To the editor:
As budget season approaches, the city website has taken to spouting flowery rhetoric about prioritizing services, planning for the future, and maintaining essential services.
Citizens are invited to share input online or with council members, but these overtures feel disingenuous, especially in light of recent actions. Public meetings appear more like publicity shows, and those who criticize council or staff often face dismissive treatment.
Meanwhile, the mayor continues to avoid addressing serious violations of the Municipal Act by senior staff.
Taxpayer Oversight and Representation
Taxpayers rely on council members to manage city finances responsibly, as most people lack the time or expertise to monitor these affairs closely. The council’s defining mandate is to protect taxpayers' interests and deliver value for money through necessary services—not to shift this responsibility onto citizens through token gestures of public engagement.

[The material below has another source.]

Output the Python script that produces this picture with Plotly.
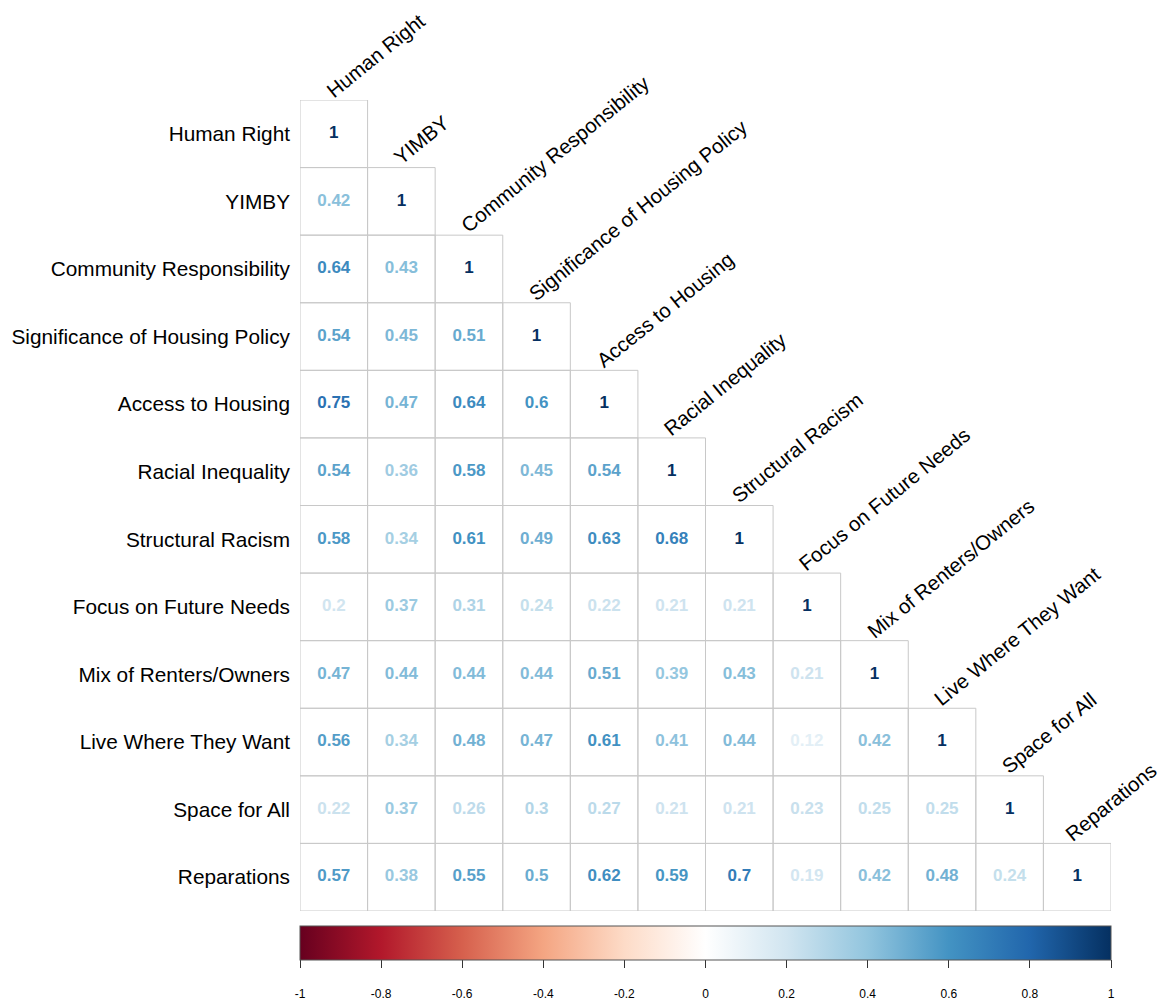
import plotly.graph_objects as go

labels = ["Human Right", "YIMBY", "Community Responsibility", "Significance of Housing Policy",
          "Access to Housing", "Racial Inequality", "Structural Racism", "Focus on Future Needs",
          "Mix of Renters/Owners", "Live Where They Want", "Space for All", "Reparations"]

# lower-triangle correlation rows (row i has i+1 values)
row_human_right = [1]
row_yimby = [0.42, 1]
row_community = [0.64, 0.43, 1]
row_significance = [0.54, 0.45, 0.51, 1]
row_access = [0.75, 0.47, 0.64, 0.6, 1]
row_racial = [0.54, 0.36, 0.58, 0.45, 0.54, 1]
row_structural = [0.58, 0.34, 0.61, 0.49, 0.63, 0.68, 1]
row_future = [0.2, 0.37, 0.31, 0.24, 0.22, 0.21, 0.21, 1]
row_mix = [0.47, 0.44, 0.44, 0.44, 0.51, 0.39, 0.43, 0.21, 1]
row_live = [0.56, 0.34, 0.48, 0.47, 0.61, 0.41, 0.44, 0.12, 0.42, 1]
row_space = [0.22, 0.37, 0.26, 0.3, 0.27, 0.21, 0.21, 0.23, 0.25, 0.25, 1]
row_reparations = [0.57, 0.38, 0.55, 0.5, 0.62, 0.59, 0.7, 0.19, 0.42, 0.48, 0.24, 1]

rows = [row_human_right, row_yimby, row_community, row_significance, row_access, row_racial,
        row_structural, row_future, row_mix, row_live, row_space, row_reparations]

colorbar_ticks = [-1, -0.8, -0.6, -0.4, -0.2, 0, 0.2, 0.4, 0.6, 0.8, 1]

rdbu = ["#67001F", "#B2182B", "#D6604D", "#F4A582", "#FDDBC7", "#FFFFFF",
        "#D1E5F0", "#92C5DE", "#4393C3", "#2166AC", "#053061"]
n_stops = len(rdbu)
colorscale = [[k / (n_stops - 1), c] for k, c in enumerate(rdbu)]


def hex2rgb(h):
    h = h.lstrip("#")
    return tuple(int(h[k:k + 2], 16) for k in (0, 2, 4))


def value_color(v):
    t = (v + 1) / 2 * (n_stops - 1)
    k = min(int(t), n_stops - 2)
    f = t - k
    a, b = hex2rgb(rdbu[k]), hex2rgb(rdbu[k + 1])
    r = [round(a[m] + (b[m] - a[m]) * f) for m in range(3)]
    return "rgb(%d,%d,%d)" % tuple(r)


xs, ys, vals, texts, colors = [], [], [], [], []
for i, row in enumerate(rows):
    for j, v in enumerate(row):
        xs.append(labels[j])
        ys.append(labels[i])
        vals.append(v)
        texts.append("<b>%s</b>" % ("%g" % v))
        colors.append(value_color(v))

FONT = "Liberation Sans, Arial, sans-serif"

fig = go.Figure()

# cell borders (in data coordinates of the categorical axes)
shapes = []
for i, row in enumerate(rows):
    for j, _ in enumerate(row):
        shapes.append(dict(type="rect", xref="x", yref="y",
                           x0=j - 0.5, x1=j + 0.5, y0=i - 0.5, y1=i + 0.5,
                           line=dict(color="#c8c8c8", width=1), fillcolor="rgba(0,0,0,0)",
                           layer="below"))

fig.add_trace(go.Scatter(
    x=xs, y=ys, mode="markers+text", text=texts, textposition="middle center",
    textfont=dict(color=colors, size=17, family=FONT),
    marker=dict(color=vals, colorscale=colorscale, cmin=-1, cmax=1, showscale=True,
                size=1, opacity=0,
                colorbar=dict(orientation="h", x=0.5, xanchor="center",
                              y=-0.019, yanchor="top", len=1, lenmode="fraction",
                              thickness=34, xpad=0, ypad=0,
                              outlinewidth=1, outlinecolor="#555555",
                              tickmode="array", tickvals=colorbar_ticks,
                              ticktext=["<br>%g" % t for t in colorbar_ticks],
                              ticks="outside", ticklen=8, tickcolor="#333333",
                              tickfont=dict(size=12, color="black", family=FONT))),
    hoverinfo="skip", showlegend=False,
))

annotations = []
for j, lab in enumerate(labels):
    annotations.append(dict(x=j, y=j - 0.5, xref="x", yref="y", text=lab,
                            showarrow=False, textangle=-39, borderpad=0,
                            xanchor="left", yanchor="bottom",
                            xshift=-13 if j < len(labels) - 1 else -17, yshift=-3,
                            font=dict(size=20.4, color="black", family=FONT)))

fig.update_layout(
    width=1164, height=1002,
    margin=dict(l=300, r=53, t=100, b=91, autoexpand=False),
    plot_bgcolor="white", paper_bgcolor="white",
    shapes=shapes, annotations=annotations,
    xaxis=dict(categoryorder="array", categoryarray=labels, range=[-0.5, 11.5],
               showticklabels=False, showgrid=False, zeroline=False, ticks="",
               automargin=False),
    yaxis=dict(categoryorder="array", categoryarray=labels, range=[11.5, -0.5],
               showgrid=False, zeroline=False, ticks="", ticklabelstandoff=9,
               automargin=False,
               tickfont=dict(size=20.8, color="black", family=FONT)),
)

fig.write_html("out.html", config={"displayModeBar": False},
               post_script="document.body.style.margin='0';document.body.style.overflow='hidden';")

The city’s rhetoric suggests that taxpayers will accept superficial assurances. The Deputy Mayor’s comment that the budget is about “shaping the quality of life” rings hollow when residents face tax increases disconnected from service value or inflation rates. For example, the 2024 budget was misleadingly framed as a 2.97% increase, which would have been 4.92% without using $1 million in reserves to mask the true impact. Such misrepresentation undermines trust, as reflected in the city’s 2020 Code of Silence Award for Government Secrecy.
Concerning Practices and Mismanagement
The city’s financial practices are a few that reveal alarming trends:
- Misuse of Reserves: Discretionary reserves have ballooned from $22 million in 2012 to $74 million by 2023—$52 million taken from taxpayers beyond what was necessary to provide services. This undermines the principle that each generation should pay for its own services and infrastructure.
- Fleet Funding Formula: Taxpayers cover both current and future vehicle purchase costs, adding $9 million to the budget over seven years. This violates a fundamental municipal funding principle.
- Economic Development Department: This department costs taxpayers $900,000 annually, including $700,000 for six employees. Despite this, reports are sparse and lack measurable results. Population and business numbers have stagnated, raising questions about the department's effectiveness.
- Community Services Department: With $700,000 in expenses, including $475,000 for salaries, taxpayers are funding overlapping leadership roles without clear value.
- Accounting Violations: Redirecting interest earned on discretionary reserves out of operating revenues is a breach of accounting standards, costing taxpayers approximately $10 million since 2012.
- Unnecessary Positions:
- The Communications Officer serves primarily to spin facts favourably, offering no tangible benefit to taxpayers.
- The Accommodation Tax Collector position, created for a task requiring only two days a month, could easily be integrated into existing roles.
- The Assessment & Real Estate Specialist, costing over $100,000 annually, would be better suited as a contract position given the city's lack of growth.
The Path Forward
Unless significant changes are made, budget deliberations will likely continue to rubber-stamp staff proposals, with reserves manipulated to mask rising costs. Taxpayers deserve transparent and responsible governance that prioritizes essential services and ensures value for every dollar spent. It’s time for the council to uphold its mandate, address systemic inefficiencies, and rebuild public trust.